■ Given entries ■
* Start *

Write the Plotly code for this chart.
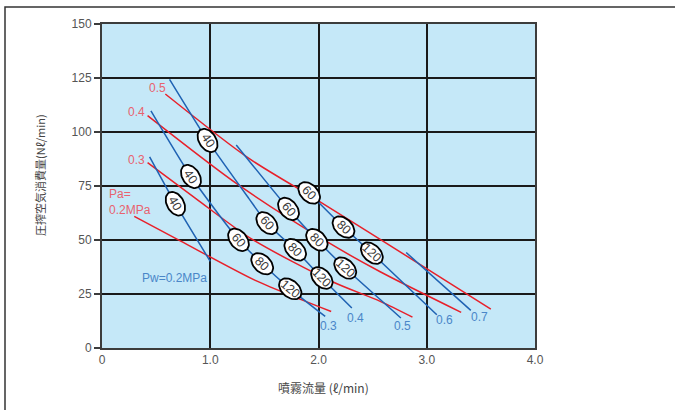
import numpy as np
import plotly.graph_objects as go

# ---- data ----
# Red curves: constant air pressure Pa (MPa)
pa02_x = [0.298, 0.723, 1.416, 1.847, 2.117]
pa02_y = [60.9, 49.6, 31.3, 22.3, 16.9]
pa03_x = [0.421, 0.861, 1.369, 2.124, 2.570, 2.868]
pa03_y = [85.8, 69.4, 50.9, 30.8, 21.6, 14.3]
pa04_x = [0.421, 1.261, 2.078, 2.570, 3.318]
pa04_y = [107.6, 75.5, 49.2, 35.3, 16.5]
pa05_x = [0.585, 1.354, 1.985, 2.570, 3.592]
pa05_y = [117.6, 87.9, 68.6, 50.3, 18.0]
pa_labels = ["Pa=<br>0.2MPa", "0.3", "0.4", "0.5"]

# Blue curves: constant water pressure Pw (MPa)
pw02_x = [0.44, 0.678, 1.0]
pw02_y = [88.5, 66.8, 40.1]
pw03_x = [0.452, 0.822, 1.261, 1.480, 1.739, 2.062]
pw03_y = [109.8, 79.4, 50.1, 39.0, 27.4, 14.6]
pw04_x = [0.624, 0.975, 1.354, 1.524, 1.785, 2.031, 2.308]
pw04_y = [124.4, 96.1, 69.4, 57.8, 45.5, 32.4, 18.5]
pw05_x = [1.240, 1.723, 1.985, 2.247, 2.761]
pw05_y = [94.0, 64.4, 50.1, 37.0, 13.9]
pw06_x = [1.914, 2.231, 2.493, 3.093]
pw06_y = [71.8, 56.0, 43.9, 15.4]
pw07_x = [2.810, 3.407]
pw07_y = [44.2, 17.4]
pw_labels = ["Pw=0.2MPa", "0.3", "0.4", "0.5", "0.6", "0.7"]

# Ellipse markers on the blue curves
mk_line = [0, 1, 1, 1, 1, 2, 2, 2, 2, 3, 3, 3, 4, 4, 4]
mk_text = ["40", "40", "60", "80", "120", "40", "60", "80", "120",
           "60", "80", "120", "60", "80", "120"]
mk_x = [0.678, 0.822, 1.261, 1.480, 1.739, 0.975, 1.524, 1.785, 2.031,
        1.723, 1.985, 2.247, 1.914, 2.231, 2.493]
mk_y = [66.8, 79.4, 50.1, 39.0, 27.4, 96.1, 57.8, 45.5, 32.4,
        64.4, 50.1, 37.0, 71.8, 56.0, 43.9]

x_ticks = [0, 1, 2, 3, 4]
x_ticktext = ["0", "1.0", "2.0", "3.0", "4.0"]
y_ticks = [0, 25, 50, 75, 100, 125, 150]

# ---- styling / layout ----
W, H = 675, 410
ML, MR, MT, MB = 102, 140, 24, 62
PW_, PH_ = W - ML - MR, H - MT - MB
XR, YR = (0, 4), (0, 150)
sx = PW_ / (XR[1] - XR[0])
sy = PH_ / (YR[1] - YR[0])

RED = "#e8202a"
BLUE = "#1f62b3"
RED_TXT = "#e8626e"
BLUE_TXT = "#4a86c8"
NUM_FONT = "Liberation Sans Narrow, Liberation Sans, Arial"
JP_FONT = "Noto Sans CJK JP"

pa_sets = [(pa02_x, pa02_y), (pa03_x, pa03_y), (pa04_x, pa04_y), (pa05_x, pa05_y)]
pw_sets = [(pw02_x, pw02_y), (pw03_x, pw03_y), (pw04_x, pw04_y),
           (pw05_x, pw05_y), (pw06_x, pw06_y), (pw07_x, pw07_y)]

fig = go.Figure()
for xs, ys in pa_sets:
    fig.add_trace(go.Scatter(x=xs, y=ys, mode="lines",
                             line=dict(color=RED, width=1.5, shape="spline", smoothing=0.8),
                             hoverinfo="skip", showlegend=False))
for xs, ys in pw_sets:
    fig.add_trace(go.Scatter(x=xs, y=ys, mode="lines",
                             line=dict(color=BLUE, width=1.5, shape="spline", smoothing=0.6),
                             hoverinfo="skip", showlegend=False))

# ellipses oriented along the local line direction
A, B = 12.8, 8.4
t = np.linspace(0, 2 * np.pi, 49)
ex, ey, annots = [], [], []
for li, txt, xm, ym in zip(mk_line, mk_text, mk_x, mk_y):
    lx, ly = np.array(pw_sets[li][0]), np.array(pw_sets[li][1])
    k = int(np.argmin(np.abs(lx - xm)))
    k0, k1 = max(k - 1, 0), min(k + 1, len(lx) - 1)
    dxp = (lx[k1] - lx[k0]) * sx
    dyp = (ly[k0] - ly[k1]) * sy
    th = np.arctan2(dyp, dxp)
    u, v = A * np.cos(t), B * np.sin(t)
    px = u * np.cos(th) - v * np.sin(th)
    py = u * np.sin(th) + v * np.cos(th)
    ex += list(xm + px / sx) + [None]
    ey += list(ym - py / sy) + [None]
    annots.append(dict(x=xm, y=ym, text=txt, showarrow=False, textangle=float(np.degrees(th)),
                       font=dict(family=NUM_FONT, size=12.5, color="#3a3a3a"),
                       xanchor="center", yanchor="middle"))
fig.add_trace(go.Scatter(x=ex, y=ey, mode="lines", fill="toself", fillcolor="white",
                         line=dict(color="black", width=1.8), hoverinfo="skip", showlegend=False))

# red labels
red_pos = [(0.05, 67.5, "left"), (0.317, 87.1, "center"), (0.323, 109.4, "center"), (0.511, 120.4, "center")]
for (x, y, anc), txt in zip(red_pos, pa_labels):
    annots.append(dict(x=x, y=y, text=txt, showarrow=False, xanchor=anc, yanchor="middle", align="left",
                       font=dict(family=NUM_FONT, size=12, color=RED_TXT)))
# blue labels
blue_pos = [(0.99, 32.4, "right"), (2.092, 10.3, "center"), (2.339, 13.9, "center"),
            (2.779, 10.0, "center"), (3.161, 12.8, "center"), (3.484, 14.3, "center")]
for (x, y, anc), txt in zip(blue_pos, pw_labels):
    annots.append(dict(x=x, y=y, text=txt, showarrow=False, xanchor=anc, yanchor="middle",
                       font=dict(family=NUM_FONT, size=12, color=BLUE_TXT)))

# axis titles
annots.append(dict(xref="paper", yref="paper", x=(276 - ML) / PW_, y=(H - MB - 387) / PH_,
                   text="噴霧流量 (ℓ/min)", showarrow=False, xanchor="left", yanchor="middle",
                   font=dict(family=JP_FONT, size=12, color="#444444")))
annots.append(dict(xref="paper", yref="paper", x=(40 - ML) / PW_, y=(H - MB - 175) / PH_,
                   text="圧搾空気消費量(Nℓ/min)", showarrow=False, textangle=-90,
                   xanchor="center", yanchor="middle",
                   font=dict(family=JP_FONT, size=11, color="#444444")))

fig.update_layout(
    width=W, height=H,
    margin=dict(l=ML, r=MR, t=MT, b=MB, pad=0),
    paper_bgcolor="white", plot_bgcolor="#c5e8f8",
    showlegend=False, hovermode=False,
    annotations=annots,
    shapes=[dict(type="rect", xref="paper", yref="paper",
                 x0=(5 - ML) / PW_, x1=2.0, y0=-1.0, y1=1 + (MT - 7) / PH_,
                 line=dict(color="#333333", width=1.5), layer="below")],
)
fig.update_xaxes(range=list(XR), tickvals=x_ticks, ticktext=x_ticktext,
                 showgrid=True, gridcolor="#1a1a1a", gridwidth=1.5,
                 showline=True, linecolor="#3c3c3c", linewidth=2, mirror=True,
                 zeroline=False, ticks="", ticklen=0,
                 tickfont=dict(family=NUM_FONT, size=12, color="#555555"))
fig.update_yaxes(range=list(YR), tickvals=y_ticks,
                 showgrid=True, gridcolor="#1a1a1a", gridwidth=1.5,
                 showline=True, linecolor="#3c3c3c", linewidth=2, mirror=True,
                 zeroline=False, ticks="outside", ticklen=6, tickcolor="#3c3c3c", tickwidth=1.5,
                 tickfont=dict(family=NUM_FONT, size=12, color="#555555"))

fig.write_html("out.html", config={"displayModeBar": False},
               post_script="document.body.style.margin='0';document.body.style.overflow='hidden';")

* End *
* Start *

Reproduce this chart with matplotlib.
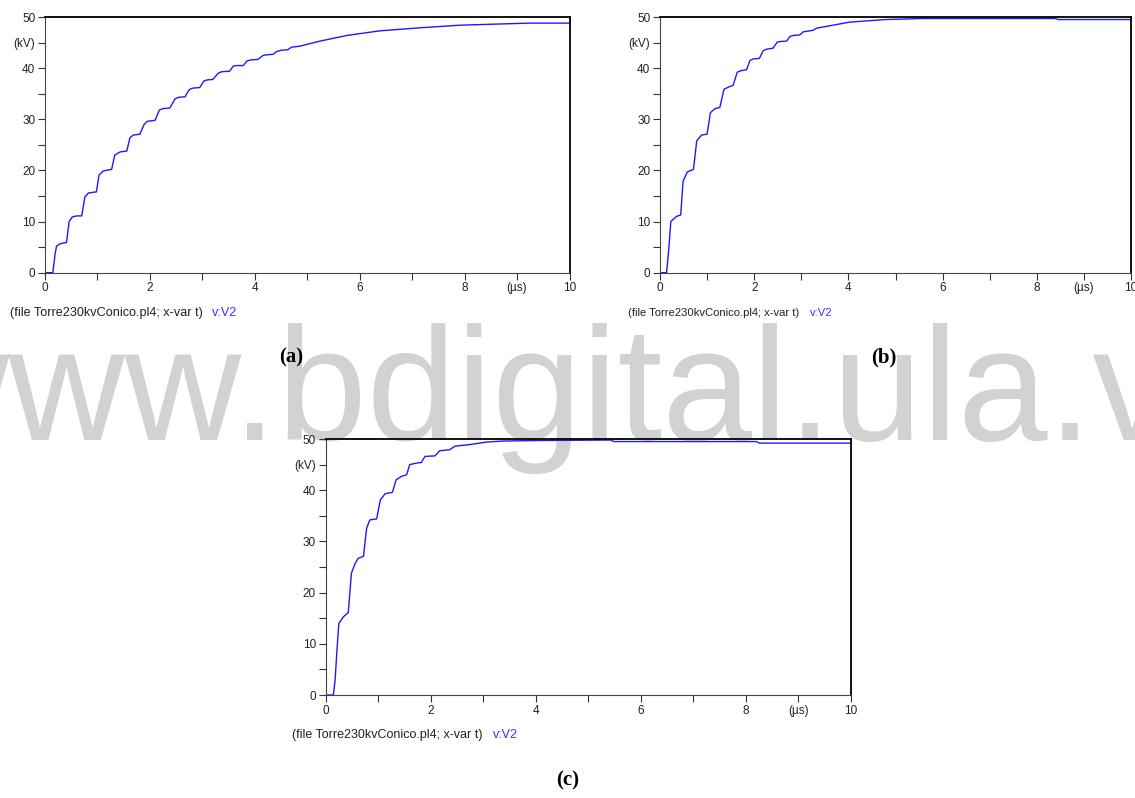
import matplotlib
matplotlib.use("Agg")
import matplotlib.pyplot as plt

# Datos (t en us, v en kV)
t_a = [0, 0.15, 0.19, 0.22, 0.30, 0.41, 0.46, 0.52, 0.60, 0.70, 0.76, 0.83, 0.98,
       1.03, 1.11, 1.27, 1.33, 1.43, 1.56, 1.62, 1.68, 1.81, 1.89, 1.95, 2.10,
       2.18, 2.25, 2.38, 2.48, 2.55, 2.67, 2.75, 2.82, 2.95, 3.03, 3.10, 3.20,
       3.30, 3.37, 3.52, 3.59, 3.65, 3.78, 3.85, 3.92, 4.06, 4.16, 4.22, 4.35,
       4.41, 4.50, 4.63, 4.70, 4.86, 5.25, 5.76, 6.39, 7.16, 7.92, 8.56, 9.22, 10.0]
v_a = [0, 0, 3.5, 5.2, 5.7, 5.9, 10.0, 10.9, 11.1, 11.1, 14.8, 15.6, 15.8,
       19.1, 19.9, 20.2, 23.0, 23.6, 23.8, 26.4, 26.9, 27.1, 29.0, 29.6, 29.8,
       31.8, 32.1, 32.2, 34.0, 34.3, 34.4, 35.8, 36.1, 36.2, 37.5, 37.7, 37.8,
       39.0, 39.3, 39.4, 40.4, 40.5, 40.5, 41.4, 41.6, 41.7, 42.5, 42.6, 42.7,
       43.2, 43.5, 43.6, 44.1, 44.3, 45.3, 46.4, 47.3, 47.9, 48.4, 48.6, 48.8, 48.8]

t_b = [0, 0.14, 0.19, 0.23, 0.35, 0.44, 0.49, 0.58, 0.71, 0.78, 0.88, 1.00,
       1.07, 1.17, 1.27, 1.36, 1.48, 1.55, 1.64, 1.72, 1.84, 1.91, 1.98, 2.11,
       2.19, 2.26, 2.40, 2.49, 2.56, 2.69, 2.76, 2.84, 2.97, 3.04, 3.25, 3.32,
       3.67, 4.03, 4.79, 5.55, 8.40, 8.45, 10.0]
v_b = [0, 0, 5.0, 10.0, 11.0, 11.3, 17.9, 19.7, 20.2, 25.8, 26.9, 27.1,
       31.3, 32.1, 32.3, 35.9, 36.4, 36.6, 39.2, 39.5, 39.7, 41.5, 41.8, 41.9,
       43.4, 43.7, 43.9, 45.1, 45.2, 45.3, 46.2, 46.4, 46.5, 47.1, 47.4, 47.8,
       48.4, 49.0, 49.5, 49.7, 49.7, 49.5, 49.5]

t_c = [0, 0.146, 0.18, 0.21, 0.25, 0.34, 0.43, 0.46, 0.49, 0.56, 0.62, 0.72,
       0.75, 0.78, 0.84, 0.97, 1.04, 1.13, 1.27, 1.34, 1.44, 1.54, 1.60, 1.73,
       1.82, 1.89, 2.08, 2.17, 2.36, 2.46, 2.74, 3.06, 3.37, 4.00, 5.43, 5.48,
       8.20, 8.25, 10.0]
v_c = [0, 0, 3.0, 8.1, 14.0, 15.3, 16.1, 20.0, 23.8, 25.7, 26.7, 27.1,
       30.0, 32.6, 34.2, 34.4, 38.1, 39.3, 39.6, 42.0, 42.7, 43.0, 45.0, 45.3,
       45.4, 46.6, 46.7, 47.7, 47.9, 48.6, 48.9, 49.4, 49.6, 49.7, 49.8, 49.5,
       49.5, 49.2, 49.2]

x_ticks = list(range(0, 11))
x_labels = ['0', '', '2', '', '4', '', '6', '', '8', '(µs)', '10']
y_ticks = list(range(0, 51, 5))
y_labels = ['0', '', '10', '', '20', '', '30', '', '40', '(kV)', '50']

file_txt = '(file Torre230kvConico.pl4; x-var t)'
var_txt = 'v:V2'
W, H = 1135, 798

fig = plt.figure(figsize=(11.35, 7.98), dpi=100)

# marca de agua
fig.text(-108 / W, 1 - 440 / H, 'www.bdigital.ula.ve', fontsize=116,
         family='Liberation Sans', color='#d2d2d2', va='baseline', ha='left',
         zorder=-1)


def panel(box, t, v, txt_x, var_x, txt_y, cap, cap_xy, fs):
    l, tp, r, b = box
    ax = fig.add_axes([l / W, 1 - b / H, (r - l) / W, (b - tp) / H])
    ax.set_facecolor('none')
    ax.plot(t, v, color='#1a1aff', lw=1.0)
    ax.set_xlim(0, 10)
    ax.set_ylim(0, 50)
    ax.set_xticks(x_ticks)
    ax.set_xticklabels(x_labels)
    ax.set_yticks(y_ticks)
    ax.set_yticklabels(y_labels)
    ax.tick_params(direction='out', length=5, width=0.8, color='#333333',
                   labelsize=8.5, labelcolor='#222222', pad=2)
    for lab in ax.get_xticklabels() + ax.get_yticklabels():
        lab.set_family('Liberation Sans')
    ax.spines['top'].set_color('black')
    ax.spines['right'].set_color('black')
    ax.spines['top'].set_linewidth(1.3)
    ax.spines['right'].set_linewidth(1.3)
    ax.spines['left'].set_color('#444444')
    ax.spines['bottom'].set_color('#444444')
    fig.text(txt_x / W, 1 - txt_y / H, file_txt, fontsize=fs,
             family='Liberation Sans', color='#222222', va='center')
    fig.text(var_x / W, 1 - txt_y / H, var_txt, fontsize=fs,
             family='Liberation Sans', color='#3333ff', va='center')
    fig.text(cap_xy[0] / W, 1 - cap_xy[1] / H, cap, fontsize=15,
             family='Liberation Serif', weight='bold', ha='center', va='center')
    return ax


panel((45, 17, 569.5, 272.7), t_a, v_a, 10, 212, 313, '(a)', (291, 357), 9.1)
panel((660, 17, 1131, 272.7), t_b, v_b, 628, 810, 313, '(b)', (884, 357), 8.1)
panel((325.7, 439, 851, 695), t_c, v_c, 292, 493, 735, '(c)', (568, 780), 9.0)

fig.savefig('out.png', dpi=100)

* End *

■ Work instructions ■
Out of the records above, set down only the lines from the one that contains "Write the Plotly code for this chart." through the one that contains "import plotly.graph_objects as go", unchanged and without the pictures.

■ Written reply ■
Write the Plotly code for this chart.
import numpy as np
import plotly.graph_objects as go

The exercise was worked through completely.